South Korean tech giant Kakao Corp. and its affiliate, Kakao Entertainment, are in hot water as they face a raid by the Financial Services Commission (FSC) over allegations of stock manipulation during their takeover of SM Entertainment. The drama unfolds as a team of 40 FSC investigators descend on the companies’ premises in Pangyo, Gyeonggi province, searching for evidence.
The story began in February, when rival company Hybe filed a petition with South Korea’s Financial Supervisory Service (FSS) to investigate an “abnormal” purchase of SM Entertainment shares. Hybe alleged that the purchase violated the law and was made to manipulate the market price, ultimately interfering with Hybe’s own tender offer to buy SM shares at a lower price.

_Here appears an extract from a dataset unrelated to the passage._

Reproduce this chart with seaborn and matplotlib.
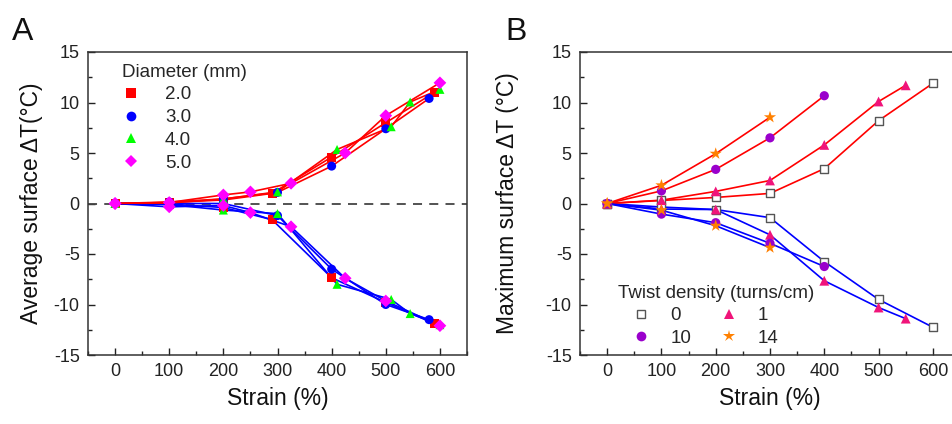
import matplotlib
matplotlib.use("Agg")
import matplotlib.pyplot as plt
from matplotlib.ticker import MultipleLocator
from matplotlib.lines import Line2D
import seaborn as sns
import pandas as pd

sns.set_theme(style="white")
plt.rcParams['font.family'] = ['Liberation Sans', 'DejaVu Sans']
plt.rcParams['axes.unicode_minus'] = False

# ---------------- Panel A data (diameter) ----------------
diameters = ["2.0", "3.0", "4.0", "5.0"]
strain_d20 = [0, 100, 200, 290, 400, 500, 590]
heat_d20 = [0, 0.1, 0.35, 1.0, 4.6, 8.0, 11.0]
cool_d20 = [0, -0.05, -0.4, -1.6, -7.35, -9.8, -11.9]
strain_d30 = [0, 100, 200, 300, 400, 500, 580]
heat_d30 = [0, 0.15, 0.45, 1.1, 3.7, 7.4, 10.4]
cool_d30 = [0, 0.0, 0.0, -1.2, -6.5, -10.0, -11.5]
strain_d40 = [0, 100, 200, 300, 410, 510, 545, 600]
heat_d40 = [0, 0.05, 0.45, 1.15, 5.35, 7.6, 10.05, 11.3]
cool_d40 = [0, -0.1, -0.65, -1.0, -8.0, -9.5, -10.9, -12.0]
strain_d50 = [0, 100, 200, 250, 325, 425, 500, 600]
heat_d50 = [0, 0.1, 0.85, 1.15, 2.0, 5.0, 8.7, 11.95]
cool_d50 = [0, -0.33, -0.2, -0.9, -2.3, -7.4, -9.65, -12.1]

# ---------------- Panel B data (twist density) ----------------
twists = ["0", "1", "10", "14"]
strain_t0 = [0, 100, 200, 300, 400, 500, 600]
heat_t0 = [0, 0.3, 0.6, 1.0, 3.45, 8.2, 11.9]
cool_t0 = [0, -0.35, -0.6, -1.4, -5.75, -9.5, -12.25]
strain_t1 = [0, 100, 200, 300, 400, 500, 550]
heat_t1 = [0, 0.33, 1.2, 2.28, 5.8, 10.1, 11.7]
cool_t1 = [0, -0.55, -0.6, -3.1, -7.65, -10.3, -11.4]
strain_t10 = [0, 100, 200, 300, 400]
heat_t10 = [0, 1.25, 3.38, 6.5, 10.67]
cool_t10 = [0, -1.05, -1.9, -3.94, -6.24]
strain_t14 = [0, 100, 200, 300]
heat_t14 = [0, 1.8, 4.93, 8.54]
cool_t14 = [0, -0.66, -2.2, -4.37]

xticks = [0, 100, 200, 300, 400, 500, 600]
yticks = [-15, -10, -5, 0, 5, 10, 15]

# build long tables
rows = []
for d, s, h, c in zip(diameters,
                      [strain_d20, strain_d30, strain_d40, strain_d50],
                      [heat_d20, heat_d30, heat_d40, heat_d50],
                      [cool_d20, cool_d30, cool_d40, cool_d50]):
    for xv, yv in zip(s, h):
        rows.append(dict(group=d, mode="heat", strain=xv, dT=yv))
    for xv, yv in zip(s, c):
        rows.append(dict(group=d, mode="cool", strain=xv, dT=yv))
dfA = pd.DataFrame(rows)

rows = []
for t, s, h, c in zip(twists,
                      [strain_t0, strain_t1, strain_t10, strain_t14],
                      [heat_t0, heat_t1, heat_t10, heat_t14],
                      [cool_t0, cool_t1, cool_t10, cool_t14]):
    for xv, yv in zip(s, h):
        rows.append(dict(group=t, mode="heat", strain=xv, dT=yv))
    for xv, yv in zip(s, c):
        rows.append(dict(group=t, mode="cool", strain=xv, dT=yv))
dfB = pd.DataFrame(rows)

line_col = {"heat": "#FF0000", "cool": "#0000FF"}

fig = plt.figure(figsize=(9.52, 4.24), dpi=100)
axA = fig.add_axes([88/952, 1-355/424, 379/952, 303/424])
axB = fig.add_axes([580/952, 1-355/424, 380/952, 303/424])

def style_axes(ax, ylabel):
    ax.set_xlim(-50, 650)
    ax.set_ylim(-15, 15)
    ax.set_xticks(xticks)
    ax.set_yticks(yticks)
    ax.xaxis.set_minor_locator(MultipleLocator(50))
    ax.yaxis.set_minor_locator(MultipleLocator(2.5))
    ax.tick_params(which="both", direction="in", top=False, right=False,
                   bottom=True, left=True, labelsize=13, colors="#222222",
                   labelcolor="#222222", pad=6)
    ax.tick_params(which="major", length=5, width=1)
    ax.tick_params(which="minor", length=3, width=1)
    for sp in ax.spines.values():
        sp.set_color("#333333")
        sp.set_linewidth(1.1)
    ax.set_xlabel("Strain (%)", fontsize=16.5, labelpad=5, color="#111111")
    ax.set_ylabel(ylabel, fontsize=16.5, labelpad=4, color="#111111")

# ---------------- Panel A ----------------
axA.axhline(0, color="#444444", lw=1.3, ls=(0, (5, 4)), zorder=1)
for (g, m), sub in dfA.groupby(["group", "mode"]):
    sns.lineplot(data=sub, x="strain", y="dT", ax=axA, color=line_col[m],
                 lw=1.2, estimator=None, sort=False, legend=False, zorder=2)
paletteA = {"2.0": "#FF0000", "3.0": "#0000FF", "4.0": "#00FF00", "5.0": "#FF00FF"}
markersA = {"2.0": "s", "3.0": "o", "4.0": "^", "5.0": "D"}
sns.scatterplot(data=dfA, x="strain", y="dT", hue="group", style="group",
                palette=paletteA, markers=markersA, hue_order=diameters,
                style_order=diameters, s=42, linewidth=0, ax=axA, zorder=3,
                legend=False)
handlesA = [Line2D([], [], ls="none", marker=markersA[d], color=paletteA[d],
                   markersize=7 if d != "5.0" else 6, markeredgewidth=0)
            for d in diameters]
legA = axA.legend(handlesA, diameters, title="Diameter (mm)", loc="upper left",
                  bbox_to_anchor=(0.055, 1.005), frameon=False, fontsize=13.5,
                  title_fontsize=13.5, handletextpad=1.3, labelspacing=0.3,
                  borderpad=0.2, handlelength=1.0)
legA._legend_box.align = "left"
style_axes(axA, "Average surface ΔT(°C)")
axA.yaxis.set_label_coords(-0.12, 0.5)

# ---------------- Panel B ----------------
for (g, m), sub in dfB.groupby(["group", "mode"]):
    sns.lineplot(data=sub, x="strain", y="dT", ax=axB, color=line_col[m],
                 lw=1.2, estimator=None, sort=False, legend=False, zorder=2)
styleB = {
    "0": dict(marker="s", facecolor="white", edgecolor="#555555", lw=1.0, s=34),
    "1": dict(marker="^", facecolor="#F0147A", edgecolor="none", lw=0, s=50),
    "10": dict(marker="o", facecolor="#9A00CC", edgecolor="none", lw=0, s=44),
    "14": dict(marker="*", facecolor="#FF8000", edgecolor="none", lw=0, s=85),
}
for t in twists:
    sub = dfB[dfB["group"] == t]
    st = styleB[t]
    sns.scatterplot(data=sub, x="strain", y="dT", ax=axB, marker=st["marker"],
                    color=st["facecolor"], edgecolor=st["edgecolor"],
                    linewidth=st["lw"], s=st["s"], zorder=3, legend=False)
handlesB = []
for t in twists:
    st = styleB[t]
    ms = {"0": 6, "1": 7, "10": 7, "14": 9}[t]
    handlesB.append(Line2D([], [], ls="none", marker=st["marker"],
                           markerfacecolor=st["facecolor"],
                           markeredgecolor=st["edgecolor"] if st["lw"] else st["facecolor"],
                           markeredgewidth=st["lw"], markersize=ms))
order = [0, 2, 1, 3]
legB = axB.legend([handlesB[i] for i in order], [twists[i] for i in order],
                  title="Twist density (turns/cm)", ncol=2, loc="lower left",
                  bbox_to_anchor=(0.065, -0.017), frameon=False, fontsize=13.5,
                  title_fontsize=13.5, handletextpad=0.3, labelspacing=0.3,
                  columnspacing=0.75, borderpad=0.2, handlelength=2.5)
legB._legend_box.align = "left"
style_axes(axB, "Maximum surface ΔT (°C)")
axB.yaxis.set_label_coords(-0.16, 0.5)

fig.text(12/952, 1-40/424, "A", fontsize=23, color="#111111")
fig.text(505/952, 1-40/424, "B", fontsize=23, color="#111111")

fig.savefig("out.png", dpi=100)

As a result of the controversial purchase, SM Entertainment’s stock price skyrocketed, and the deal with Hybe fell through. Instead, Kakao Corp. and Kakao Entertainment emerged as the largest shareholders of SM Entertainment, owning 20.78% and 19.14% stakes in the company, respectively. The identity of the purchaser, however, remains undisclosed.

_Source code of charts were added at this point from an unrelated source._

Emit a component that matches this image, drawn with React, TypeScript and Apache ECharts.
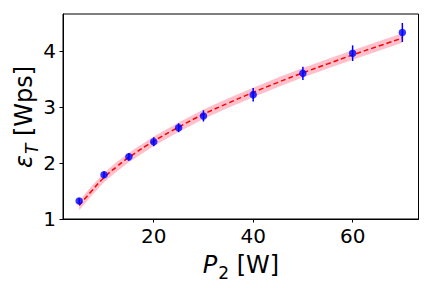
import React, { useEffect, useRef } from "react";
import * as echarts from "echarts";

const powerW = [5, 10, 15, 20, 25, 30, 40, 50, 60, 70];
const energy = [1.32, 1.79, 2.11, 2.38, 2.63, 2.84, 3.22, 3.6, 3.96, 4.33];
const energyErr = [0.05, 0.06, 0.07, 0.08, 0.08, 0.1, 0.12, 0.12, 0.14, 0.17];

const fitX = [5, 7.5, 10, 12.5, 15, 20, 25, 30, 35, 40, 45, 50, 55, 60, 65, 70];
const fitY = [1.24, 1.5, 1.74, 1.93, 2.1, 2.39, 2.64, 2.87, 3.07, 3.26, 3.44, 3.61, 3.77, 3.93, 4.08, 4.23];
const bandLow = [1.155, 1.415, 1.655, 1.845, 2.015, 2.305, 2.555, 2.785, 2.985, 3.175, 3.355, 3.525, 3.685, 3.845, 3.995, 4.145];
const bandHigh = [1.325, 1.585, 1.825, 2.015, 2.185, 2.475, 2.725, 2.955, 3.155, 3.345, 3.525, 3.695, 3.855, 4.015, 4.165, 4.315];

const xTicks = [20, 40, 60];
const yTicks = [1, 2, 3, 4];

const FONT = "DejaVu Sans";

const richLabel = (subItalic: boolean) => ({
  i: { fontFamily: FONT, fontStyle: "italic", fontSize: 24, fill: "#000", padding: [0, 0, 5, 0], verticalAlign: "bottom" },
  s: { fontFamily: FONT, fontStyle: subItalic ? "italic" : "normal", fontSize: 17, fill: "#000", padding: [0, 0, 0, 1], verticalAlign: "bottom" },
  n: { fontFamily: FONT, fontSize: 24, fill: "#000", padding: [0, 0, 5, 0], verticalAlign: "bottom" },
});

export default function App() {
  const ref = useRef<HTMLDivElement>(null);
  useEffect(() => {
    if (!ref.current) return;
    const chart = echarts.init(ref.current, null, { renderer: "svg" });
    chart.setOption({
      animation: false,
      grid: {
        left: 63,
        right: 13.5,
        top: 14,
        bottom: 69,
        show: true,
        borderColor: "#000",
        borderWidth: 1,
        backgroundColor: "transparent",
      },
      xAxis: {
        type: "value",
        min: 1.75,
        max: 73.25,
        splitLine: { show: false },
        axisLine: { show: true, lineStyle: { color: "#000", width: 1 } },
        axisTick: { show: true, customValues: xTicks, length: 3.5, lineStyle: { color: "#000" } },
        axisLabel: {
          customValues: xTicks,
          color: "#000",
          fontFamily: FONT,
          fontSize: 20,
          margin: 7,
        },
      },
      yAxis: {
        type: "value",
        min: 1,
        max: 4.66,
        splitLine: { show: false },
        axisLine: { show: true, lineStyle: { color: "#000", width: 1 } },
        axisTick: { show: true, customValues: yTicks, length: 3.5, lineStyle: { color: "#000" } },
        axisLabel: {
          customValues: yTicks,
          color: "#000",
          fontFamily: FONT,
          fontSize: 20,
          margin: 7,
        },
      },
      series: [
        {
          type: "custom",
          name: "band",
          data: [[fitX[0], fitY[0]]],
          z: 1,
          silent: true,
          renderItem: (params: any, api: any) => {
            const pts: number[][] = [];
            for (let i = 0; i < fitX.length; i++) pts.push(api.coord([fitX[i], bandHigh[i]]));
            for (let i = fitX.length - 1; i >= 0; i--) pts.push(api.coord([fitX[i], bandLow[i]]));
            return {
              type: "polygon",
              shape: { points: pts },
              style: { fill: "#ffc0cb", stroke: "none" },
            };
          },
        },
        {
          type: "line",
          name: "fit",
          data: fitX.map((x, i) => [x, fitY[i]]),
          smooth: true,
          showSymbol: false,
          z: 2,
          lineStyle: { color: "#ff0000", width: 1.5, type: [5, 3] },
        },
        {
          type: "custom",
          name: "err",
          data: powerW.map((x, i) => [x, energy[i], energyErr[i]]),
          z: 3,
          renderItem: (params: any, api: any) => {
            const x = api.value(0);
            const y = api.value(1);
            const e = api.value(2);
            const p1 = api.coord([x, y - e]);
            const p2 = api.coord([x, y + e]);
            return {
              type: "line",
              shape: { x1: p1[0], y1: p1[1], x2: p2[0], y2: p2[1] },
              style: { stroke: "#0000ff", lineWidth: 1.5 },
            };
          },
        },
        {
          type: "scatter",
          name: "data",
          data: powerW.map((x, i) => [x, energy[i]]),
          symbol: "circle",
          symbolSize: 7.5,
          z: 4,
          itemStyle: { color: "#0000ff" },
        },
      ],
      graphic: [
        {
          type: "text",
          x: 241,
          y: 267,
          style: {
            text: "{i|P}{s|2}{n| [W]}",
            align: "center",
            verticalAlign: "middle",
            fill: "#000",
            rich: richLabel(false),
          },
        },
        {
          type: "text",
          x: 26,
          y: 117,
          rotation: Math.PI / 2,
          style: {
            text: "{i|ε}{s|T}{n| [Wps]}",
            align: "center",
            verticalAlign: "middle",
            fill: "#000",
            rich: richLabel(true),
          },
        },
      ],
    });
    return () => chart.dispose();
  }, []);
  return <div ref={ref} style={{ width: 432, height: 288, position: "absolute", left: 0, top: 0 }} />;
}
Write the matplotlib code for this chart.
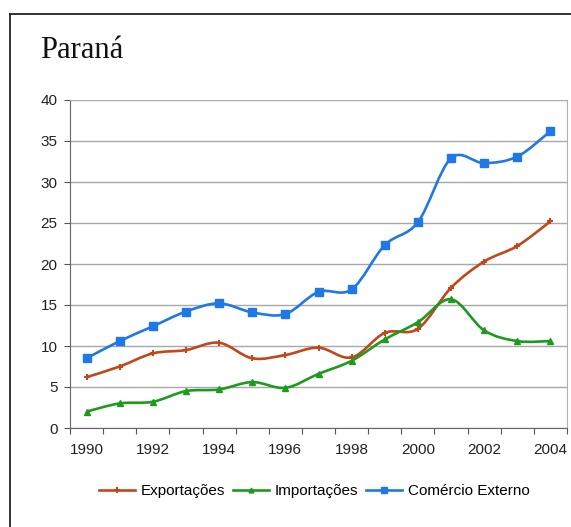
import numpy as np
import matplotlib
matplotlib.use("Agg")
import matplotlib.pyplot as plt
from matplotlib.path import Path
from matplotlib.patches import PathPatch
from matplotlib.lines import Line2D

plt.rcParams["font.family"] = ["Liberation Sans", "DejaVu Sans"]

# data
anos = [1990, 1991, 1992, 1993, 1994, 1995, 1996, 1997,
        1998, 1999, 2000, 2001, 2002, 2003, 2004]
exportacoes = [6.2, 7.5, 9.1, 9.5, 10.4, 8.5, 8.9, 9.8,
               8.6, 11.6, 12.1, 17.1, 20.3, 22.2, 25.2]
importacoes = [2.0, 3.0, 3.2, 4.5, 4.7, 5.6, 4.9, 6.6,
               8.2, 10.8, 12.9, 15.7, 11.9, 10.6, 10.6]
comercio = [8.5, 10.6, 12.4, 14.2, 15.2, 14.1, 13.9, 16.6,
            16.9, 22.3, 25.1, 32.9, 32.3, 33.1, 36.2]
anos_rotulos = ["1990", "1992", "1994", "1996", "1998", "2000", "2002", "2004"]

W, H = 571, 527
fig = plt.figure(figsize=(W / 100, H / 100), dpi=100)
ax = fig.add_axes([70 / W, (H - 428) / H, (567 - 70) / W, (428 - 100) / H])


def smooth_path(x, y):
    # curva suave (bezier) passando pelos pontos, como a linha suavizada do Excel
    pts = np.column_stack([x, y]).astype(float)
    n = len(pts)
    verts = [pts[0]]
    codes = [Path.MOVETO]
    for i in range(n - 1):
        p0 = pts[max(i - 1, 0)]
        p1 = pts[i]
        p2 = pts[i + 1]
        p3 = pts[min(i + 2, n - 1)]
        c1 = p1 + (p2 - p0) / 6.0
        c2 = p2 - (p3 - p1) / 6.0
        verts += [c1, c2, p2]
        codes += [Path.CURVE4] * 3
    return Path(verts, codes)


series = [
    ("Exportações", exportacoes, "#c0481c", "+", 5, 1.5),
    ("Importações", importacoes, "#1e9a1e", "^", 4.5, 1),
    ("Comércio Externo", comercio, "#1f78e6", "s", 5.5, 1),
]

handles = []
for nome, vals, cor, mk, ms, mew in series:
    ax.add_patch(PathPatch(smooth_path(anos, vals), facecolor="none",
                           edgecolor=cor, lw=1.9, zorder=3))
    ax.plot(anos, vals, ls="none", marker=mk, color=cor, ms=ms, mew=mew, zorder=4)
    handles.append(Line2D([], [], color=cor, lw=1.9, marker=mk, ms=ms - 1, mew=mew))

ax.set_xlim(1989.5, 2004.5)
ax.set_ylim(0, 40)
ax.set_yticks(range(0, 41, 5))
ax.yaxis.grid(True, color="#a8a8a8", lw=1)
ax.set_axisbelow(True)

# ticks nas divisões das categorias, rótulos a cada dois anos
ax.set_xticks(np.arange(1989.5, 2005, 1))
ax.set_xticklabels([])
ax.set_xticks(anos[::2], minor=True)
ax.set_xticklabels(anos_rotulos, minor=True)
ax.tick_params(axis="x", which="major", length=4, direction="out", color="#555555")
ax.tick_params(axis="x", which="minor", length=0, pad=11, labelsize=11, labelcolor="#222222")
ax.tick_params(axis="y", length=4, direction="out", color="#555555",
               labelsize=11, labelcolor="#222222", pad=5)

for s in ["left", "bottom"]:
    ax.spines[s].set_color("#666666")
for s in ["top", "right"]:
    ax.spines[s].set_color("#b0b0b0")

fig.legend(handles, [s[0] for s in series], loc="center",
           bbox_to_anchor=(314 / W, 1 - 491 / H), ncol=3, frameon=False,
           fontsize=11, handlelength=2.4, handletextpad=0.35, columnspacing=0.5)

fig.text(40 / W, 1 - 50 / H, "Paraná", family="Liberation Serif", fontsize=22,
         va="center", ha="left", color="#111111")

# moldura externa
fig.add_artist(Line2D([10 / W, 1], [1 - 14 / H, 1 - 14 / H], color="#222222", lw=1.3))
fig.add_artist(Line2D([10 / W, 10 / W], [1 - 14 / H, 0], color="#222222", lw=1.3))

fig.savefig("out.png", dpi=100)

Hybe’s accusations suggest that the transaction may have violated Article 176 of the Financial Investment Services and Capital Markets Act. The act prohibits efforts to “attract anyone to trade listed securities or exchange-traded derivatives.” If true, the companies could be found guilty of disturbing the market order and undermining the protection of innocent investors.
Adding fuel to the fire, Kakao Corp. and Kakao Entertainment might have also breached regulations requiring public disclosures upon acquiring over 5% of a corporation’s outstanding shares. As the investigation continues, the tech giants have yet to respond to the allegations.
With the raid rocking the South Korean entertainment and tech industries, all eyes are on Kakao Corp. and Kakao Entertainment as they navigate this high-stakes scandal.